• Negligence emerges in early 19th century
• Be a concept of strict liability
• Was not named negligent however in the cases there
was a recognised misconduct of acts or omissions –
words didn’t come into as negligent misstatements were
much more recent.
• Legal liability emerged in 1800s. “anyone who
undertakes any office, employment, trust or DUTY
contracts with those who employ or entrust him to
perform it with integrity, diligence and skill’’ >
• Focus on employes and employees. The duty was
orginially based on skill. Where one person contracted
with another they had a duty to carry out a certain level
or standard of performance expected of them.
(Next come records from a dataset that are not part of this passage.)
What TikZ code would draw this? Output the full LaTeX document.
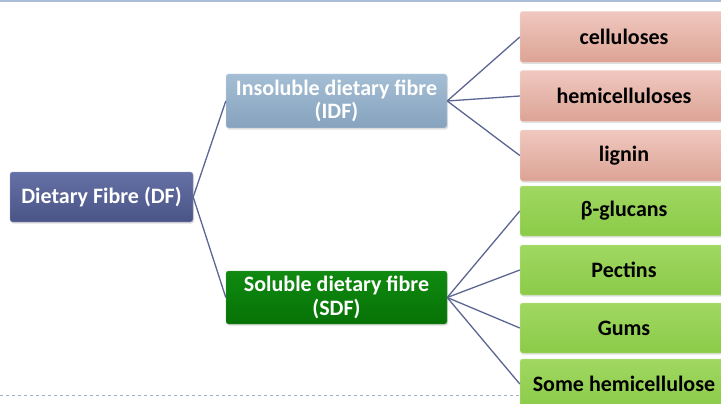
\documentclass[tikz,border=0pt]{standalone}
\usepackage{fontspec}
\setmainfont{Carlito}
\usetikzlibrary{positioning,shadows}
\definecolor{dftop}{HTML}{6570A6}
\definecolor{dfbot}{HTML}{4A5486}
\definecolor{idftop}{HTML}{A4BED4}
\definecolor{idfbot}{HTML}{86A2BD}
\definecolor{sdftop}{HTML}{108A10}
\definecolor{sdfbot}{HTML}{067206}
\definecolor{pinktop}{HTML}{F0C8BF}
\definecolor{pinkbot}{HTML}{DCA395}
\definecolor{limetop}{HTML}{A0D862}
\definecolor{limebot}{HTML}{8BCB48}
\definecolor{linkcol}{HTML}{5B6692}
\definecolor{rulecol}{HTML}{A9BDD6}

\begin{document}
\begin{tikzpicture}[x=1pt,y=-1pt,
  box/.style={rounded corners=2.5pt, align=center, inner sep=0pt,
    font=\bfseries\fontsize{22}{23.5}\selectfont,
    drop shadow={opacity=0.25, shadow xshift=1pt, shadow yshift=-1.5pt}},
  dfbox/.style={box, text=white, top color=dftop, bottom color=dfbot,
    draw=dftop!60!white, minimum width=183pt, minimum height=50pt},
  idfbox/.style={box, text=white, top color=idftop, bottom color=idfbot,
    draw=idftop!60!white, minimum width=221pt, minimum height=54pt},
  sdfbox/.style={box, text=white, top color=sdftop, bottom color=sdfbot,
    draw=sdftop!80!white, minimum width=221pt, minimum height=53pt},
  pinkbox/.style={box, top color=pinktop, bottom color=pinkbot,
    draw=pinktop!60!white, minimum width=208pt, minimum height=51pt},
  limebox/.style={box, top color=limetop, bottom color=limebot,
    draw=limetop!60!white, minimum width=208pt, minimum height=50pt},
  link/.style={draw=linkcol, line width=1.3pt}]
\useasboundingbox (0,0) rectangle (721,404);
\clip (0,0) rectangle (721,404);
\draw [rulecol, line width=2pt] (0,1) -- (721,1);
\draw [rulecol!80!gray, dashed, line width=0.6pt] (0,395) -- (721,395);

\node[dfbox] (df) at (101.5,197) {Dietary Fibre (DF)};
\node[idfbox] (idf) at (336.5,101) {Insoluble dietary fibre\\(IDF)};
\node[sdfbox] (sdf) at (336.5,297.5) {Soluble dietary fibre\\(SDF)};

\node[pinkbox] (cell) at (624,37) {celluloses};
\node[pinkbox] (hemi) at (624,96) {hemicelluloses};
\node[pinkbox] (lign) at (624,155.5) {lignin};
\node[limebox] (gluc) at (624,211) {β-glucans};
\node[limebox] (pect) at (624,270) {Pectins};
\node[limebox] (gums) at (624,328) {Gums};
\node[limebox] (some) at (624,384) {Some hemicellulose};

\draw [link] (df.east) -- (idf.west);
\draw [link] (df.east) -- (sdf.west);
\draw [link] (idf.east) -- (cell.west);
\draw [link] (idf.east) -- (hemi.west);
\draw [link] (idf.east) -- (lign.west);
\draw [link] (sdf.east) -- (gluc.west);
\draw [link] (sdf.east) -- (pect.west);
\draw [link] (sdf.east) -- (gums.west);
\draw [link] (sdf.east) -- (some.west);
\end{tikzpicture}
\end{document}
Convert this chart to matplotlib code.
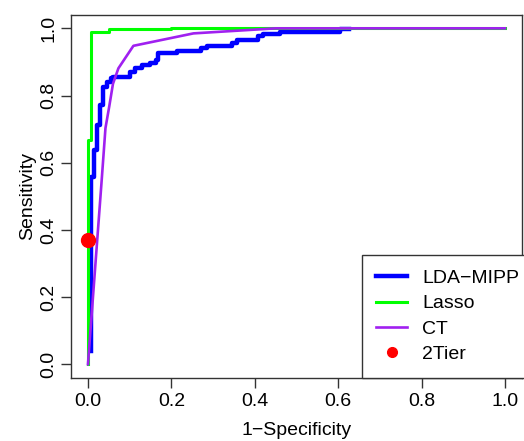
import numpy as np
import matplotlib.pyplot as plt

plt.rcParams['font.family'] = ['Liberation Sans', 'DejaVu Sans']

# ROC curves (corner points)
lda_fpr = [0.007, 0.007, 0.014, 0.021, 0.029, 0.037, 0.045, 0.055, 0.061, 0.102,
           0.112, 0.13, 0.148, 0.162, 0.168, 0.213, 0.27, 0.285, 0.345, 0.358,
           0.408, 0.42, 0.46, 0.604, 0.618, 0.625]
lda_tpr = [0.04, 0.558, 0.638, 0.712, 0.772, 0.826, 0.841, 0.851, 0.856, 0.871,
           0.881, 0.891, 0.896, 0.906, 0.927, 0.933, 0.94, 0.947, 0.957, 0.966,
           0.977, 0.983, 0.99, 0.997, 0.997, 0.999]

lasso_fpr = [0.0, 0.0, 0.007, 0.05, 0.2, 1.0]
lasso_tpr = [0.0, 0.667, 0.99, 0.998, 1.0, 1.0]

ct_fpr = [0.0, 0.033, 0.042, 0.051, 0.06, 0.073, 0.109, 0.253, 0.45, 1.0]
ct_tpr = [0.0, 0.549, 0.703, 0.767, 0.835, 0.881, 0.948, 0.985, 1.0, 1.0]

tier_fpr = [0.0]
tier_tpr = [0.37]

ticks = [0.0, 0.2, 0.4, 0.6, 0.8, 1.0]
tick_labels = ['0.0', '0.2', '0.4', '0.6', '0.8', '1.0']

fig = plt.figure(figsize=(5.24, 4.41), dpi=100)
ax = fig.add_axes([0.136, 0.1435, 0.8596, 0.8227])

ax.plot(lda_fpr, lda_tpr, color='#0000FF', lw=3.2, drawstyle='steps-post', label='LDA\u2212MIPP')
ax.plot(lasso_fpr, lasso_tpr, color='#00FF00', lw=2.2, drawstyle='steps-post', label='Lasso')
ax.plot(ct_fpr, ct_tpr, color='#A020F0', lw=1.9, label='CT')
ax.plot(tier_fpr, tier_tpr, 'o', color='#FF0000', ms=10, label='2Tier')

ax.set_xlim(-0.04, 1.04)
ax.set_ylim(-0.04, 1.04)
ax.set_xticks(ticks)
ax.set_xticklabels(tick_labels)
ax.set_yticks(ticks)
ax.set_yticklabels(tick_labels, rotation=90, va='center')
ax.tick_params(direction='out', length=7, width=1, labelsize=14, color='#333333')
ax.tick_params(axis='x', pad=4)
ax.tick_params(axis='y', pad=3)
for s in ax.spines.values():
    s.set_color('#333333')
    s.set_linewidth(1)

ax.set_xlabel('1\u2212Specificity', fontsize=14, labelpad=9)
ax.set_ylabel('Sensitivity', fontsize=14, labelpad=3)

leg = ax.legend(loc='lower left', bbox_to_anchor=(0.645, 0.0), borderaxespad=0,
                fontsize=14, fancybox=False, edgecolor='#333333', framealpha=1,
                handlelength=1.6, handletextpad=0.75, borderpad=0.75,
                labelspacing=0.4, markerscale=0.7)
leg.get_frame().set_linewidth(1)

fig.savefig('out.png', dpi=100)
• 1825 – industrialisation emerges – railways appear etc
and negligence Is on the rise
• Recognised as a separate area of wrong doing in the
1840s.
• INADVERTENT – no malicious intent – that is fraudulent
rather than negligent.
• Establishing negligence isn’t automatic bar to recovery –
criteria has got to be met.
• LEVEL of negligence irrelevant and damages aren’t
directly proportional to degree of negligence.
, Blythe v Birmingham Waterworks 1856
early days where we see the ‘reasonable man’ being
used. Says that a tort is committed a reasonable man
fails to do something ‘guided upon those considerations’
which operate in the life of a normal person. OR does
something that a reasonable man would not do. Simple
and easy. Gets to the point.
However this means that everyone is liable to the world
at large.
Heaven v Pender 1883
The issue of duty arose earlier in the 1800s when it was
recognised that no one is liable to anyone unless there is
a duty of care between them. This case lay down a
proper ‘doctrinal basis’ for duty.
- when a person is placed in situation where they are
forced to have regard to another, they owe a duty which
is determined by asking if the ordinary man would
recognise that if he did not use ORDINARY CARE AND
SKILL – he would cause injury or damage to that other
person.
Here, a duty arises merely because you have another
person in your contemplation however it is not an
INCREASED standard of care or skill that you must apply
but I suppose it just saying that a consciousness of your
application of such care should surface.